Ce choix de Gisèle Pelicot, qui dit puissamment que la honte n’est pas dans son camp, a permis de questionner comme rarement la culture du viol qui imprègne profondément la société. Au cours du procès, certains prévenus ont expliqué avoir été manipulés par l’ex-mari, ont plaidé le «viol involontaire» ou le droit d’un homme à disposer de sa femme. Sincères, ces tentatives de disculpation en disent long sur la profondeur de l’imprégnation. Orchestrées par la défense comme des argumentations audibles, elles reflètent encore une culture où les femmes restent à disposition des hommes et où le consentement n’a pas sa place.
Ce procès hors normes a permis d’élargir les imaginaires: un viol peut toucher n’importe quelle femme, quel que soit son âge, son milieu, sa condition. Il peut être commis par des hommes ordinaires qui ne sont ni des puissants ni des monstres. Alors, «tous violeurs»? La formule a provoqué une levée de «Not all men». Non, tous les hommes ne violent pas mais étonnamment peu ont exprimé leur révulsion, ou leur volonté de participer à la lutte contre de tels actes, nés sur le terreau du sexisme ordinaire. Ce combat, qui passe par l’identification infatigable des ressorts du viol – du système de domination existant au continuum des violences –, reste très largement mené par les femmes.
Au cours de ces dernières semaines, Gisèle Pelicot est devenue une véritable icône. Sa posture, qui insuffle de la force aux victimes, ne rend pas moins légitimes celles qui hésitent à porter plainte. Si ce procès a eu lieu, c’est aussi en raison des innombrables vidéos amassées par l’ex-mari. En France, 94% des affaires de viol sont abandonnées par les procureur·es, très souvent parce que la justice estime manquer de preuves. Et la responsabilité de la victime est durement investiguée, même dans ce procès où la soumission chimique n’a pourtant jamais été mise en doute.

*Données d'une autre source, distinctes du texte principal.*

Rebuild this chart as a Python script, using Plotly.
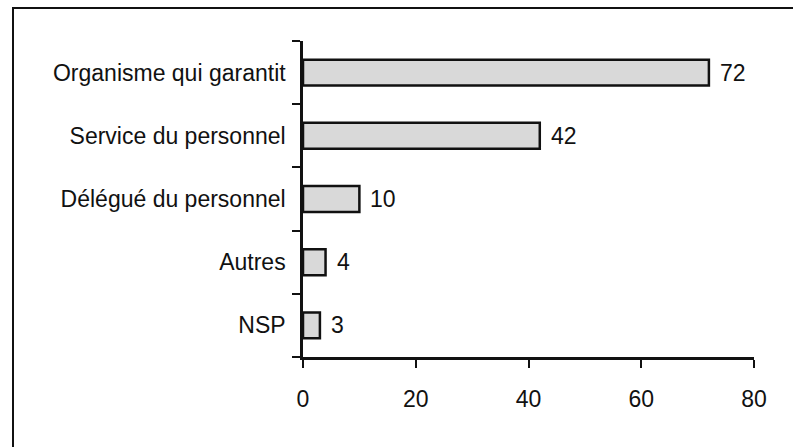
import plotly.graph_objects as go

categories = ["Organisme qui garantit", "Service du personnel", "Délégué du personnel", "Autres", "NSP"]
values = [72, 42, 10, 4, 3]
x_ticks = [0, 20, 40, 60, 80]

W, H = 793, 447
L, R, T, B = 303, 39, 41, 90
pw, ph = W - L - R, H - T - B

def px_to_paper_x(px):
    return (px - L) / pw

def py_to_paper_y(py):
    return (H - B - py) / ph

font = dict(family="Liberation Sans, Arial, sans-serif", size=23, color="#111111")

fig = go.Figure()
fig.add_trace(go.Bar(
    x=values, y=categories, orientation="h",
    width=0.41,
    marker=dict(color="#d9d9d9", line=dict(color="#111111", width=2.5)),
    hoverinfo="skip",
))

for c, v in zip(categories, values):
    fig.add_annotation(x=v, y=c, text=str(v), showarrow=False, xanchor="left",
                       xshift=9, font=font)

# outer frame (left + top edges visible)
fig.add_shape(type="rect", xref="paper", yref="paper",
              x0=px_to_paper_x(13), x1=px_to_paper_x(900),
              y0=py_to_paper_y(600), y1=py_to_paper_y(8),
              line=dict(color="#111111", width=2), fillcolor="rgba(0,0,0,0)", layer="below")

fig.update_layout(
    width=W, height=H,
    margin=dict(l=L, r=R, t=T, b=B, pad=0),
    paper_bgcolor="white", plot_bgcolor="white",
    showlegend=False,
    font=font,
    xaxis=dict(range=[0, 80], tickvals=x_ticks, ticks="outside", ticklen=8, tickwidth=2,
               tickcolor="#111111", showline=True, linecolor="#111111", linewidth=2.5,
               showgrid=False, zeroline=False, tickfont=font, fixedrange=True,
               ticklabelstandoff=12, automargin=False),
    yaxis=dict(categoryorder="array", categoryarray=categories[::-1],
               tickson="boundaries", ticks="outside", ticklen=8, tickwidth=2,
               tickcolor="#111111", showline=True, linecolor="#111111", linewidth=2.5,
               showgrid=False, zeroline=False, tickfont=font, fixedrange=True,
               ticklabelstandoff=10, automargin=False),
)

fig.write_html("out.html", config={"displayModeBar": False},
               post_script="document.body.style.margin='0';")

Le temps du verdict est venu. Celui des actes aussi. Une large coalition féministe s’est déjà formée en France en faveur d’une loi intégrale contre les violences sexuelles, incluant des mesures dans le domaine de la prévention, de l’éducation, de l’industrie porno-criminelle notamment. L’évolution des consciences souhaitée par Gisèle Pelicot se traduira-t-elle bientôt concrètement?